Supporters of Israel’s onslaught see the threat of genocide not in Gaza but on American university campuses, sometimes hallucinating genocidal speech where it simply does not exist. After a protest by students at the University of Pennsylvania in October, a widely circulated Instagram post falsely claimed that the demonstrators had chanted: ‘We want Jewish genocide.’ As an investigation by USA Today revealed, the actual chant was: ‘We charge you with genocide.’ The misinformation was repeated about a protest at UCLA.

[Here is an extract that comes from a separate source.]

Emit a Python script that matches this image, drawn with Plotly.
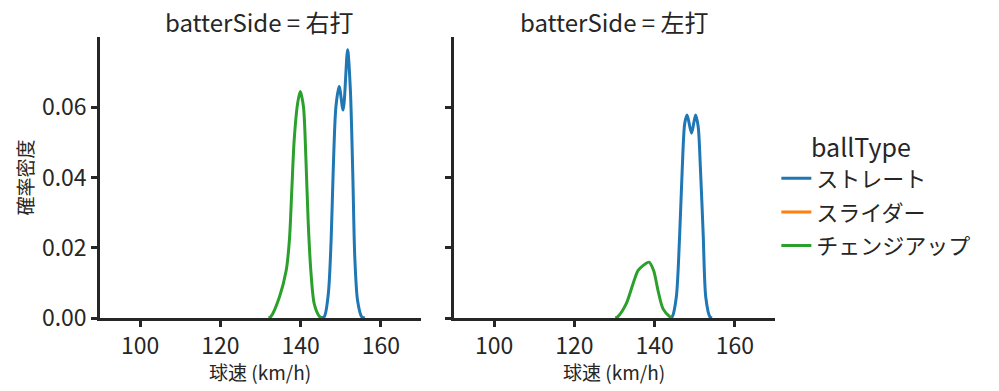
import plotly.graph_objects as go
from plotly.subplots import make_subplots

# ---- data ----
panels = ["右打", "左打"]
ball_types = ["ストレート", "スライダー", "チェンジアップ"]
colors = ["#1f77b4", "#ff7f0e", "#2ca02c"]

# 右打 panel
r_straight_x = [145.0, 145.9, 146.9, 147.6, 148.1, 148.8, 149.6, 150.6, 151.7, 152.4, 153.0, 153.5, 154.2, 155.2, 156.0]
r_straight_y = [0.0, 0.0004, 0.0069, 0.0221, 0.0411, 0.0602, 0.0659, 0.0592, 0.0764, 0.0649, 0.0411, 0.0173, 0.0049, 0.0004, 0.0]
r_change_x = [132.0, 132.6, 134.7, 136.4, 137.2, 137.8, 138.4, 139.25, 139.9, 140.7, 141.3, 141.9, 142.6, 143.4, 144.7, 145.3]
r_change_y = [0.0, 0.0004, 0.0059, 0.0135, 0.0221, 0.0364, 0.0507, 0.0611, 0.0645, 0.0602, 0.0459, 0.0269, 0.0126, 0.0040, 0.0004, 0.0]

# 左打 panel
l_straight_x = [143.8, 144.4, 145.4, 146.25, 146.9, 147.5, 148.1, 149.2, 150.2, 150.85, 151.4, 152.1, 152.75, 153.75, 154.3]
l_straight_y = [0.0, 0.0004, 0.0059, 0.0240, 0.0430, 0.0554, 0.0578, 0.0526, 0.0578, 0.0545, 0.0430, 0.0240, 0.0059, 0.0004, 0.0]
l_change_x = [130.2, 130.85, 132.9, 134.6, 135.85, 137.1, 138.6, 139.75, 140.85, 142.1, 143.75, 144.3]
l_change_y = [0.0, 0.0004, 0.0040, 0.0097, 0.0135, 0.0149, 0.0159, 0.0135, 0.0078, 0.0026, 0.0004, 0.0]

x_ticks = [100, 120, 140, 160]
y_ticks = [0.0, 0.02, 0.04, 0.06]

FONT = "Noto Sans CJK JP"
INK = "#262626"

fig = make_subplots(rows=1, cols=2, shared_yaxes=True, horizontal_spacing=0.0489)

series = {
    1: {"ストレート": (r_straight_x, r_straight_y), "チェンジアップ": (r_change_x, r_change_y)},
    2: {"ストレート": (l_straight_x, l_straight_y), "チェンジアップ": (l_change_x, l_change_y)},
}

for col in (1, 2):
    for name, color in zip(ball_types, colors):
        if name in series[col]:
            xs, ys = series[col][name]
        else:
            xs, ys = [None], [None]
        fig.add_trace(
            go.Scatter(
                x=xs, y=ys, mode="lines", name=name, legendgroup=name,
                showlegend=(col == 1),
                line=dict(color=color, width=3, shape="spline", smoothing=0.8),
            ),
            row=1, col=col,
        )

axis_common = dict(
    showline=True, linecolor=INK, linewidth=2.5, ticks="outside", ticklen=6,
    tickwidth=2.5, tickcolor=INK, showgrid=False, zeroline=False, automargin=False,
    tickfont=dict(family=FONT, size=23, color=INK),
)

for col in (1, 2):
    fig.update_xaxes(range=[90, 170], tickvals=x_ticks, ticktext=[str(t) for t in x_ticks],
                     row=1, col=col, **axis_common)
    fig.update_yaxes(range=[0, 0.08], tickvals=y_ticks, tickformat=".2f",
                     row=1, col=col, **axis_common)

fig.update_yaxes(title=dict(text="確率密度", font=dict(family=FONT, size=19, color=INK), standoff=4),
                 row=1, col=1)
fig.update_yaxes(showticklabels=False, row=1, col=2)

panel_centers = [0.2370, 0.7615]

# facet titles and x-axis titles
for p, xc in zip(panels, panel_centers):
    fig.add_annotation(text=f"batterSide = {p}", x=xc, y=1.0, xref="paper", yref="paper",
                       yanchor="middle", xanchor="center", yshift=16, showarrow=False,
                       font=dict(family=FONT, size=24, color=INK))
    fig.add_annotation(text="球速 (km/h)", x=xc, y=-0.19, xref="paper", yref="paper",
                       yanchor="middle", xanchor="center", showarrow=False,
                       font=dict(family=FONT, size=19, color=INK))

# legend title as annotation
fig.add_annotation(text="ballType", x=1.051, y=0.612, xref="paper", yref="paper",
                   xanchor="left", yanchor="middle", showarrow=False,
                   font=dict(family=FONT, size=25, color=INK))

fig.update_layout(
    width=999, height=391,
    margin=dict(l=100, r=224, t=37, b=73),
    paper_bgcolor="white", plot_bgcolor="white",
    legend=dict(x=1.002, y=0.377, xanchor="left", yanchor="middle",
                font=dict(family=FONT, size=22, color=INK), tracegroupgap=2,
                bgcolor="rgba(0,0,0,0)"),
)

# remove the browser's default 8px page margin so the figure fills the window
fig.write_html("out.html", config={"displayModeBar": False},
               post_script="document.body.style.margin='0px';")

Stefanik claimed that the phrase ‘from the river to the sea’ was ‘advocating for the murder of Jews’. In the motion to censure the Palestinian American congresswoman Rashida Tlaib last month, the congressman Rick McCormick asserted that the phrase was ‘widely recognised as a genocidal call to violence’. He rejected Tlaib’s description of the words as ‘an aspirational call for freedom, human rights and peaceful coexistence’. But to impute genocidal intent requires either telling protesters that they don’t mean what they say they mean, or assuming that freedom throughout the territory necessarily and inevitably entails the mass murder of Israeli Jews. The fact that such slogans genuinely frighten parts of the Jewish community requires education, not prohibition and punishment.
Antisemitism is a problem on college campuses and elsewhere. It should be fought at every turn, and committees – congressional and collegiate – have been formed to combat it. Far less has been done to halt Islamophobic, anti-Arab or anti-Palestinian actions. On the contrary, falsely accusing student protesters of calling for genocide justifies and distracts from the punishment and harassment of advocates of Palestinian rights. Even worse, three Palestinian students were shot and wounded in Vermont last month.
In debates about Palestine and Israel, the stakes are high. But they are only meaningful if conducted accurately and in good faith. To mischaracterise calls for Palestinian freedom as appeals for Jewish genocide degrades those debates and distracts from the ongoing catastrophe in Gaza.